Prieto had been on the ground for disasters before—September 11, Superstorm Sandy—but he was unprepared for the destruction and disorder that met them in San Juan. They had divided the governor’s envoy into three small groups, each being helicoptered to a different area of the island to survey and deliver critical drinking water and supplies: formula, insulin, battery-operated respirators. Prieto found himself in Maunabo, a town that, after years of corporate chemical dumping, the EPA had named a Superfund site. On a good day their water was at risk of contamination. The people there spoke of Maria like a monster, barely fighting back tears while they waited for jugs of water. With the power out and the cell towers destroyed, their anxiety had only heightened from being cut off from the outside world. His entourage had been the first officials anyone in the town had seen and they felt relief at being “found.” Feeling the heat and his own thirst, Prieto assessed their supplies.
“Is this all the water we have?” he asked one of the congressional aides in his group.
“They are saying FEMA should make it out in a day or so?”
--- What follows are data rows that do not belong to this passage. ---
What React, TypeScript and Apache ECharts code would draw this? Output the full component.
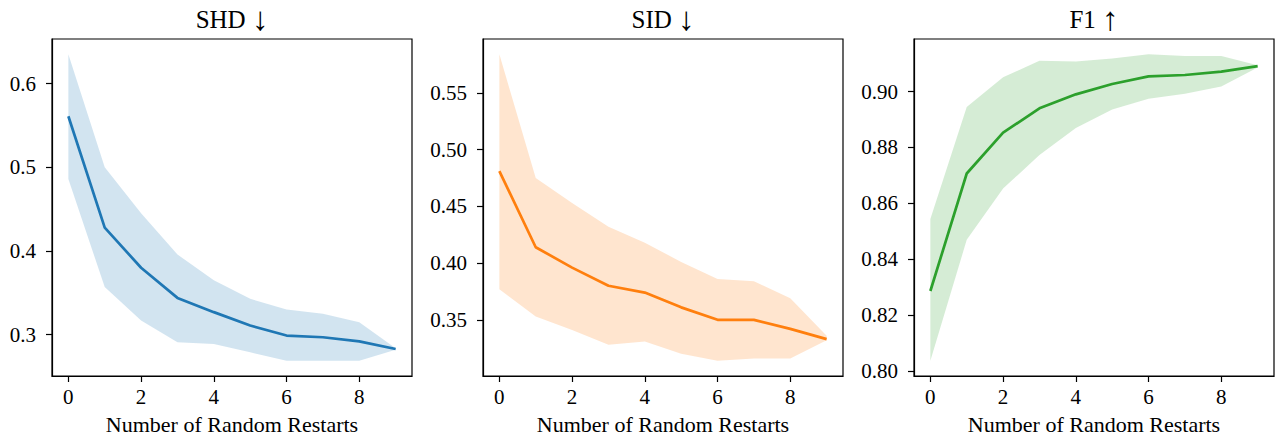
import React, { useEffect, useRef } from "react";
import * as echarts from "echarts";

const restarts = [0, 1, 2, 3, 4, 5, 6, 7, 8, 9];
const xTicks = [0, 2, 4, 6, 8];
const xLabel = "Number of Random Restarts";

const titleNames = ["SHD", "SID", "F1"];
const titleArrows = ["↓", "↓", "↑"];
const colors = ["#1f77b4", "#ff7f0e", "#2ca02c"];
const bandColors = ["rgba(31,119,180,0.2)", "rgba(255,127,14,0.2)", "rgba(44,160,44,0.2)"];

const shdMean = [0.561, 0.428, 0.38, 0.344, 0.327, 0.311, 0.299, 0.297, 0.292, 0.283];
const shdUpper = [0.635, 0.5, 0.445, 0.396, 0.365, 0.343, 0.33, 0.325, 0.315, 0.284];
const shdLower = [0.486, 0.357, 0.317, 0.291, 0.289, 0.279, 0.269, 0.269, 0.269, 0.282];
const shdTicks = [0.3, 0.4, 0.5, 0.6];

const sidMean = [0.481, 0.414, 0.396, 0.38, 0.374, 0.361, 0.35, 0.35, 0.342, 0.333];
const sidUpper = [0.584, 0.475, 0.453, 0.432, 0.418, 0.401, 0.386, 0.384, 0.369, 0.336];
const sidLower = [0.377, 0.353, 0.341, 0.328, 0.331, 0.32, 0.314, 0.316, 0.316, 0.332];
const sidTicks = [0.35, 0.4, 0.45, 0.5, 0.55];

const f1Mean = [0.8287, 0.8707, 0.8853, 0.894, 0.899, 0.9027, 0.9054, 0.9059, 0.9071, 0.9091];
const f1Upper = [0.8544, 0.8945, 0.9051, 0.911, 0.9107, 0.9118, 0.9133, 0.9127, 0.9127, 0.9094];
const f1Lower = [0.8038, 0.847, 0.8653, 0.8773, 0.887, 0.8936, 0.8974, 0.8992, 0.9018, 0.9086];
const f1Ticks = [0.8, 0.82, 0.84, 0.86, 0.88, 0.9];

const panels = [
  { mean: shdMean, upper: shdUpper, lower: shdLower, ticks: shdTicks, decimals: 1 },
  { mean: sidMean, upper: sidUpper, lower: sidLower, ticks: sidTicks, decimals: 2 },
  { mean: f1Mean, upper: f1Upper, lower: f1Lower, ticks: f1Ticks, decimals: 2 },
];

const FONT = "'Liberation Serif', 'Times New Roman', 'DejaVu Serif', serif";
const gridLefts = [52, 483, 914];
const GRID_W = 360;
const GRID_TOP = 39;
const GRID_H = 340;

export default function App() {
  const ref = useRef<HTMLDivElement>(null);

  useEffect(() => {
    if (!ref.current) return;
    const chart = echarts.init(ref.current, null, { renderer: "svg" });

    const grids: any[] = [];
    const xAxes: any[] = [];
    const yAxes: any[] = [];
    const series: any[] = [];
    const graphics: any[] = [];

    panels.forEach((p, i) => {
      const lo = Math.min(...p.lower);
      const hi = Math.max(...p.upper);
      const pad = (hi - lo) * 0.05;
      grids.push({
        left: gridLefts[i],
        top: GRID_TOP,
        width: GRID_W,
        height: GRID_H,
        show: true,
        borderColor: "#000",
        borderWidth: 1.2,
        backgroundColor: "transparent",
      });
      xAxes.push({
        type: "value",
        gridIndex: i,
        min: -0.45,
        max: 9.45,
        splitLine: { show: false },
        axisLine: { show: true, onZero: false, lineStyle: { color: "#000", width: 1.2 } },
        axisTick: { show: true, length: 6, customValues: xTicks, lineStyle: { color: "#000", width: 1.2 } },
        axisLabel: {
          customValues: xTicks,
          fontFamily: FONT,
          fontSize: 21,
          color: "#000",
          margin: 10,
        },
        name: xLabel,
        nameLocation: "middle",
        nameGap: 37,
        nameTextStyle: { fontFamily: FONT, fontSize: 22, color: "#000" },
      });
      yAxes.push({
        type: "value",
        gridIndex: i,
        min: lo - pad,
        max: hi + pad,
        splitLine: { show: false },
        axisLine: { show: true, onZero: false, lineStyle: { color: "#000", width: 1.2 } },
        axisTick: { show: true, length: 6, customValues: p.ticks, lineStyle: { color: "#000", width: 1.2 } },
        axisLabel: {
          customValues: p.ticks,
          formatter: (v: number) => v.toFixed(p.decimals),
          fontFamily: FONT,
          fontSize: 21,
          color: "#000",
          margin: 16,
        },
      });
      const xs = restarts;
      series.push({
        type: "custom",
        xAxisIndex: i,
        yAxisIndex: i,
        silent: true,
        z: 1,
        data: xs.map((x, j) => [x, p.lower[j], p.upper[j]]),
        encode: { x: 0, y: [1, 2] },
        renderItem: (params: any, api: any) => {
          if (params.dataIndex !== 0) return null;
          const pts: number[][] = [];
          for (let j = 0; j < xs.length; j++) pts.push(api.coord([xs[j], p.upper[j]]));
          for (let j = xs.length - 1; j >= 0; j--) pts.push(api.coord([xs[j], p.lower[j]]));
          return {
            type: "polygon",
            shape: { points: pts },
            style: { fill: bandColors[i], stroke: "none" },
          };
        },
      });
      series.push({
        type: "line",
        xAxisIndex: i,
        yAxisIndex: i,
        z: 2,
        showSymbol: false,
        symbol: "none",
        data: xs.map((x, j) => [x, p.mean[j]]),
        lineStyle: { color: colors[i], width: 2.7 },
        itemStyle: { color: colors[i] },
      });
      graphics.push({
        type: "text",
        x: gridLefts[i] + GRID_W / 2,
        y: 19,
        style: {
          text: `{t|${titleNames[i]}} {a|${titleArrows[i]}}`,
          rich: {
            t: { fontFamily: FONT, fontSize: 25, fill: "#000", color: "#000" },
            a: { fontFamily: FONT, fontSize: 33, fill: "#000", color: "#000" },
          },
          fontFamily: FONT,
          fontSize: 25,
          fill: "#000",
          textAlign: "center",
          textVerticalAlign: "middle",
        },
      });
    });

    chart.setOption({
      animation: false,
      backgroundColor: "#fff",
      grid: grids,
      xAxis: xAxes,
      yAxis: yAxes,
      series,
      graphic: graphics,
    });

    return () => chart.dispose();
  }, []);

  return (
    <div
      ref={ref}
      style={{ position: "fixed", left: 0, top: 0, width: 1275, height: 440, background: "#fff" }}
    />
  );
}
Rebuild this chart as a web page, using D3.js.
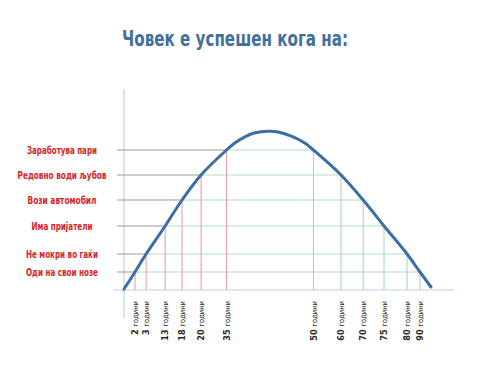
<!DOCTYPE html>
<html><head><meta charset="utf-8">
<script src="https://cdn.jsdelivr.net/npm/d3@7"></script>
<style>body{margin:0;background:#fff}svg{display:block}</style>
</head><body><svg id="c" width="480" height="365"></svg>
<script>
// ---- data ----
const title = "Човек е успешен кога на:";
// curve of "success" over the span of life (x: 0-100 relative span, y: 0-100)
const curveX = [0, 3.6, 7.2, 13.4, 18.9, 25.1, 33.4, 36.2, 39.4, 42.7, 46.9, 50.2, 54.7, 59.0, 61.7, 70.7, 77.9, 84.7, 92.2, 96.4, 100];
const curveY = [0.5, 9, 18, 32, 45, 57.5, 70, 73.6, 76.6, 78.6, 79.4, 79.0, 76.8, 73.4, 70, 57.5, 45, 32, 18, 9, 1.5];
// achievements (y levels)
const levelLabels = ["Заработува пари", "Редовно води љубов", "Вози автомобил", "Има пријатели", "Не мокри во гаќи", "Оди на свои нозе"];
const levelValues = [70, 57.5, 45, 32, 18, 9];
// ages where the curve crosses each level
const risingAges  = [35, 20, 18, 13, 3, 2];   // same order as levels
const fallingAges = [50, 60, 70, 75, 80, 90]; // same order as levels
const ageUnit = "години";

// ---- scales ----
const x = d3.scaleLinear().domain([0, 100]).range([124, 431]);
const y = d3.scaleLinear().domain([0, 100]).range([290, 90]);

const svg = d3.select("#c");
const curvePts = curveX.map((v, i) => [v, curveY[i]]);
const peak = d3.maxIndex(curveY);

function crossX(level, rising) {
  const pts = rising ? curvePts.slice(0, peak + 1) : curvePts.slice(peak);
  for (let i = 0; i < pts.length - 1; i++) {
    const [x0, y0] = pts[i], [x1, y1] = pts[i + 1];
    if ((y0 - level) * (y1 - level) <= 0 && y0 !== y1) {
      return x0 + (level - y0) / (y1 - y0) * (x1 - x0);
    }
  }
  return rising ? 0 : 100;
}

const narrow = "'Liberation Sans Narrow', 'DejaVu Sans Condensed', sans-serif";

// title
svg.append("text").attr("x", 235).attr("y", 46).attr("text-anchor", "middle")
  .attr("font-family", "'DejaVu Sans Condensed', sans-serif").attr("font-weight", "bold")
  .attr("font-size", 21).attr("fill", "#416f9f")
  .attr("textLength", 226).attr("lengthAdjust", "spacingAndGlyphs")
  .text(title);

// axes
svg.append("line").attr("x1", x(0)).attr("x2", x(0)).attr("y1", y(100.5)).attr("y2", y(-14))
  .attr("stroke", "#c3d0de").attr("stroke-width", 1.2);
svg.append("line").attr("x1", x(-3.6)).attr("x2", x(107.5)).attr("y1", y(0)).attr("y2", y(0))
  .attr("stroke", "#bfd0e2").attr("stroke-width", 1.2);

// level lines
const labelWidths = [70, 89, 69, 61, 72, 72];
levelValues.forEach((lv, i) => {
  const xl = crossX(lv, true), xr = crossX(lv, false);
  svg.append("line").attr("x1", x(-2.3)).attr("x2", x(xl)).attr("y1", y(lv)).attr("y2", y(lv))
    .attr("stroke", "#979d8f").attr("stroke-width", 1);
  svg.append("line").attr("x1", x(xl)).attr("x2", x(xr)).attr("y1", y(lv)).attr("y2", y(lv))
    .attr("stroke", "#b3dcc4").attr("stroke-width", 1);
  svg.append("text").attr("x", 62).attr("y", y(lv)).attr("dy", "0.36em")
    .attr("text-anchor", "middle").attr("font-family", narrow)
    .attr("font-weight", "bold").attr("font-size", 10.5).attr("fill", "#d8232a")
    .attr("textLength", labelWidths[i]).attr("lengthAdjust", "spacingAndGlyphs")
    .text(levelLabels[i]);
});

// vertical markers + labels
function marker(age, lv, rising) {
  const xv = crossX(lv, rising);
  svg.append("line").attr("x1", x(xv)).attr("x2", x(xv)).attr("y1", y(0)).attr("y2", y(lv))
    .attr("stroke", rising ? "#eb97a0" : "#9fd2c4").attr("stroke-width", 1);
  const t = svg.append("text")
    .attr("transform", `translate(${x(xv) + 3.2},301) rotate(-90)`)
    .attr("text-anchor", "end").attr("font-family", narrow)
    .attr("fill", "#2a2a2a");
  t.append("tspan").attr("font-weight", "bold").attr("font-size", 9).text(age + " ");
  t.append("tspan").attr("font-size", 7.5).text(ageUnit);
}
levelValues.forEach((lv, i) => {
  marker(risingAges[i], lv, true);
  marker(fallingAges[i], lv, false);
});

// curve
svg.append("path").datum(curvePts)
  .attr("d", d3.line().x(d => x(d[0])).y(d => y(d[1])).curve(d3.curveCatmullRom.alpha(0.5)))
  .attr("fill", "none").attr("stroke", "#3b6ea6").attr("stroke-width", 3)
  .attr("stroke-linecap", "round");
</script></body></html>
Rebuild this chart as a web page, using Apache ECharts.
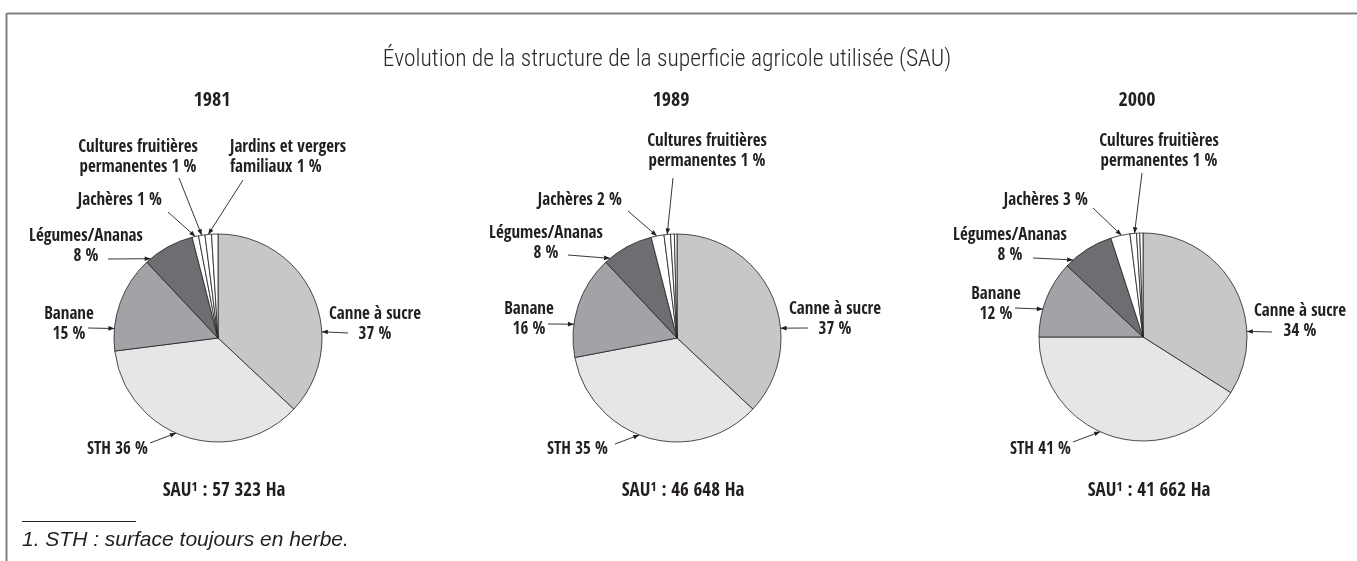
<!DOCTYPE html>
<html>
<head>
<meta charset="utf-8">
<script src="https://cdn.jsdelivr.net/npm/echarts@6/dist/echarts.min.js"></script>
<style>
  html, body { margin: 0; padding: 0; background: #fff; }
  #main { width: 1357px; height: 561px; }
</style>
</head>
<body>
<div id="main"></div>
<script>
// categories, clockwise from 12 o'clock
var categories = ['Canne à sucre', 'STH', 'Banane', 'Légumes/Ananas', 'Jachères',
  'Cultures fruitières permanentes', 'Jardins et vergers familiaux', 'Autres'];
var years = ['1981', '1989', '2000'];
var sauTotals = ['57 323', '46 648', '41 662'];
var values1981 = [37, 36, 15, 8, 1, 1, 1, 1];
var values1989 = [37, 35, 16, 8, 2, 1, 0.6, 0.4];
var values2000 = [34, 41, 12, 8, 3, 1, 0.5, 0.5];
var allValues = [values1981, values1989, values2000];

// label texts (null = no label)
var labelText = [
  function (v) { return 'Canne à sucre\n' + v + ' %'; },
  function (v) { return 'STH ' + v + ' %'; },
  function (v) { return 'Banane\n' + v + ' %'; },
  function (v) { return 'Légumes/Ananas\n' + v + ' %'; },
  function (v) { return 'Jachères ' + v + ' %'; },
  function (v) { return 'Cultures fruitières\npermanentes ' + v + ' %'; },
  function (v) { return 'Jardins et vergers\nfamiliaux ' + v + ' %'; },
  null
];

var colors = ['#c6c7c9', '#e5e6e7', '#a2a3a6', '#6d6e71', '#ffffff', '#ffffff', '#ffffff', '#ffffff'];
var ink = '#231f20';
var narrow = "'Open Sans Condensed', 'Roboto Condensed', 'DejaVu Sans Condensed', sans-serif";

var centers = [[218, 338], [677, 338], [1143, 337]];
var radius = 104;

// per pie: label anchor [dx, dy, align], arrow tail [dx, dy], arrow tip position inside slice (0..1)
var layouts = [
  {
    0: { lab: [157, -13, 'center'], tail: [130, -5], frac: 0.65 },
    1: { lab: [-70, 112, 'right'], tail: [-68, 105], frac: 0.545 },
    2: { lab: [-149, -13, 'center'], tail: [-130, -10], frac: 0.23 },
    3: { lab: [-132, -91, 'center'], tail: [-110, -79], frac: 0.1 },
    4: { lab: [-56, -137, 'right'], tail: [-50, -126], frac: 0.5 },
    5: { lab: [-80, -180, 'center'], tail: [-39, -160], frac: 0.5 },
    6: { lab: [12, -180, 'left'], tail: [25, -158], frac: 0.5 }
  },
  {
    0: { lab: [158, -18, 'center'], tail: [131, -10], frac: 0.635 },
    1: { lab: [-69, 112, 'right'], tail: [-62, 106], frac: 0.54 },
    2: { lab: [-148, -18, 'center'], tail: [-129, -14], frac: 0.32 },
    3: { lab: [-131, -94, 'center'], tail: [-109, -83], frac: 0.11 },
    4: { lab: [-55, -137, 'right'], tail: [-49, -127], frac: 0.45 },
    5: { lab: [30, -186, 'center'], tail: [-4, -160], frac: 0.5 }
  },
  {
    0: { lab: [157, -15, 'center'], tail: [129, -5], frac: 0.71 },
    1: { lab: [-72, 113, 'right'], tail: [-70, 105], frac: 0.555 },
    2: { lab: [-147, -32, 'center'], tail: [-128, -29], frac: 0.36 },
    3: { lab: [-133, -91, 'center'], tail: [-110, -79], frac: 0.16 },
    4: { lab: [-55, -136, 'right'], tail: [-50, -129], frac: 0.56 },
    5: { lab: [16, -185, 'center'], tail: [-1, -164], frac: 0.7 }
  }
];

// point on the rim of pie p, inside slice i
function arrowTip(p, i) {
  var vals = allValues[p];
  var sum = vals.reduce(function (a, b) { return a + b; }, 0);
  var start = 0;
  for (var k = 0; k < i; k++) start += vals[k];
  var ang = (start + layouts[p][i].frac * vals[i]) / sum * Math.PI * 2;
  var c = centers[p];
  return [c[0] + radius * Math.sin(ang), c[1] - radius * Math.cos(ang)];
}

function arrowTail(p, i) {
  var c = centers[p], t = layouts[p][i].tail;
  return [c[0] + t[0], c[1] + t[1]];
}

var series = allValues.map(function (vals, p) {
  return {
    name: years[p],
    type: 'pie',
    center: centers[p],
    radius: radius,
    startAngle: 90,
    clockwise: true,
    avoidLabelOverlap: false,
    silent: true,
    itemStyle: { borderColor: ink, borderWidth: 0.8 },
    label: {
      show: true,
      position: 'outside',
      color: ink,
      fontFamily: narrow,
      fontWeight: 'bold',
      fontSize: 17,
      lineHeight: 20
    },
    labelLine: { show: true, length: 5, length2: 5, lineStyle: { color: ink, width: 0.9 } },
    labelLayout: function (params) {
      var spec = layouts[p][params.dataIndex];
      if (!spec) return {};
      var c = centers[p];
      return {
        x: c[0] + spec.lab[0],
        y: c[1] + spec.lab[1],
        align: spec.lab[2],
        verticalAlign: 'middle',
        labelLinePoints: [arrowTail(p, params.dataIndex), arrowTail(p, params.dataIndex), arrowTip(p, params.dataIndex)]
      };
    },
    data: vals.map(function (v, i) {
      var hasLabel = labelText[i] && layouts[p][i];
      return {
        name: categories[i],
        value: v,
        itemStyle: { color: colors[i] },
        label: { show: !!hasLabel, formatter: hasLabel ? labelText[i](v) : '' },
        labelLine: { show: !!hasLabel }
      };
    })
  };
});

// arrowheads at the tip of each label line
var arrowHeads = [];
layouts.forEach(function (lay, p) {
  Object.keys(lay).forEach(function (k) {
    var i = +k;
    var tip = arrowTip(p, i), tail = arrowTail(p, i);
    var dx = tip[0] - tail[0], dy = tip[1] - tail[1];
    var len = Math.sqrt(dx * dx + dy * dy);
    var ux = dx / len, uy = dy / len;
    var L = 6, W = 2.3;
    var bx = tip[0] - ux * L, by = tip[1] - uy * L;
    arrowHeads.push({
      type: 'polygon',
      silent: true,
      z: 100,
      shape: { points: [tip, [bx - uy * W, by + ux * W], [bx + uy * W, by - ux * W]] },
      style: { fill: ink }
    });
  });
});

var texts = [{
  type: 'text', x: 667, y: 60,
  style: { text: 'Évolution de la structure de la superficie agricole utilisée (SAU)',
    fill: '#2b2829', font: "300 23.5px 'Roboto Condensed', 'DejaVu Sans Condensed', sans-serif",
    textAlign: 'center', textVerticalAlign: 'middle' }
}];
years.forEach(function (y, p) {
  texts.push({
    type: 'text', x: centers[p][0] - 6, y: 101,
    style: { text: y, fill: ink, font: "bold 20px " + narrow, textAlign: 'center', textVerticalAlign: 'middle' }
  });
  texts.push({
    type: 'text', x: centers[p][0] + 6, y: 491,
    style: { text: 'SAU¹ : ' + sauTotals[p] + ' Ha', fill: ink, font: "bold 19px " + narrow,
      textAlign: 'center', textVerticalAlign: 'middle' }
  });
});

var frame = [
  { type: 'line', shape: { x1: 7, y1: 13.5, x2: 1357, y2: 13.5 }, style: { stroke: '#7f7f7f', lineWidth: 2 } },
  { type: 'line', shape: { x1: 6.5, y1: 13, x2: 6.5, y2: 561 }, style: { stroke: '#7f7f7f', lineWidth: 2 } },
  { type: 'line', shape: { x1: 22, y1: 521.5, x2: 136, y2: 521.5 }, style: { stroke: ink, lineWidth: 1 } },
  { type: 'text', x: 22, y: 540,
    style: { text: '1. STH : surface toujours en herbe.', fill: ink,
      font: "italic 21px 'Liberation Sans', Arial, sans-serif", textAlign: 'left', textVerticalAlign: 'middle' } }
];

var chart = echarts.init(document.getElementById('main'), null, { renderer: 'canvas' });
chart.setOption({
  animation: false,
  backgroundColor: '#fff',
  series: series,
  graphic: frame.concat(texts).concat(arrowHeads)
});
</script>
</body>
</html>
“These people need water now. Give out everything we have here; we’ll go back for more. We can’t have people dying of thirst. It’s still fucking America.”
“Honestly? If this was a foreign country, we’d likely be doing more,” the aide replied.
In the distance, Prieto heard a commotion. On the outskirts of their long distribution line, people were chattering and, family by family, peeling off, heading in the opposite direction. He followed. Down a side street sat a pickup truck. Two men stood on the flatbed with AK-47s in their hands. Two others were distributing gallon jugs of water to the growing crowd. All four of their faces were covered by black bandanas. One of the gunmen noticed him and called for the others’ attention. Prieto stopped, and gave a head nod in their direction. They raised their rifles, and even as Prieto turned, slowly, to walk away, he could feel their aim on his back.
* * *
THE ENVOY WAS only meant to stay for a few hours before heading back to New York, but when their tour was over, Prieto felt unable to leave. It was hard to imagine going back, sleeping in the comfort of his home, with AC and drinkable water, refrigerated food, access to phone service and internet, knowing that a short flight away, there were Americans who looked just like him, with none of those things. Unlike when Sandy took out power in New York, or when Houston was flooded after Harvey, or when fires burned the houses of Sonoma to the ground, these people had no one to go to. They had no real voice as far as the government was concerned. They paid taxes, served in U.S. wars, yet there was no one with actual power whose job was to fight for them. No one to represent them and demand action. On a good day, Prieto didn’t trust this administration not to fuck anyone who wasn’t a part of their “base.” He could only imagine the cruel neglect they would subject upon an entire island of disenfranchised Brown and Black people. It was playing out before his very eyes. He wanted to stay to help, yes, but also so that no one could deny what he saw. No one could “spin” it and say the footage was worse than the situation. He needed to bear witness.
For the next two days Prieto embedded himself with a U.S.-based news crew who’d been sent down to cover the storm. Prieto trusted them over the government to give him unfiltered access to what was really happening. The first day, Saturday—three days after the storm—they made their way over to Toa Baja, where search and rescue for people trapped in flooded houses was still going on. Sam, the reporter, and his cameraman, Jeff, documented the people stranded on roofs, the homes subsumed with water. Prieto waded through flooded streets helping to put the sick and elderly on floatation devices, wading them to barely functioning hospitals. He was struck that, rather than express fear, those whom they rescued met them with gratitude. Gratitude that they survived. Gratitude that it had not been worse. Gratitude that their brethren had not forsaken them.
The irony, Prieto realized, was that for Borinquen, surviving the storm was just the beginning. Each hour seemed to bring new reverberations of Maria’s impact. Landslides in the mountains were taking down what remained of homes that had survived. Even if you could get your car around the blocked and collapsed roads, there was a gas shortage. Even if you could find gas, because of the power loss, the only way to buy it was if you had cash. On Saturday afternoon, back in San Juan, they’d spotted a line that snaked around a block and discovered it led to an ATM being powered by one of the island’s few working generators. Sam and his cameraman were talking to the waiting people being desiccated by the sun. Prieto’s eye was drawn to a man sitting on the curb. He was skinny and his long gray hair was offset by his dark complexion. His head was resting in his hands. Prieto could see his shoulders shaking with sobs. He walked and sat down next to him.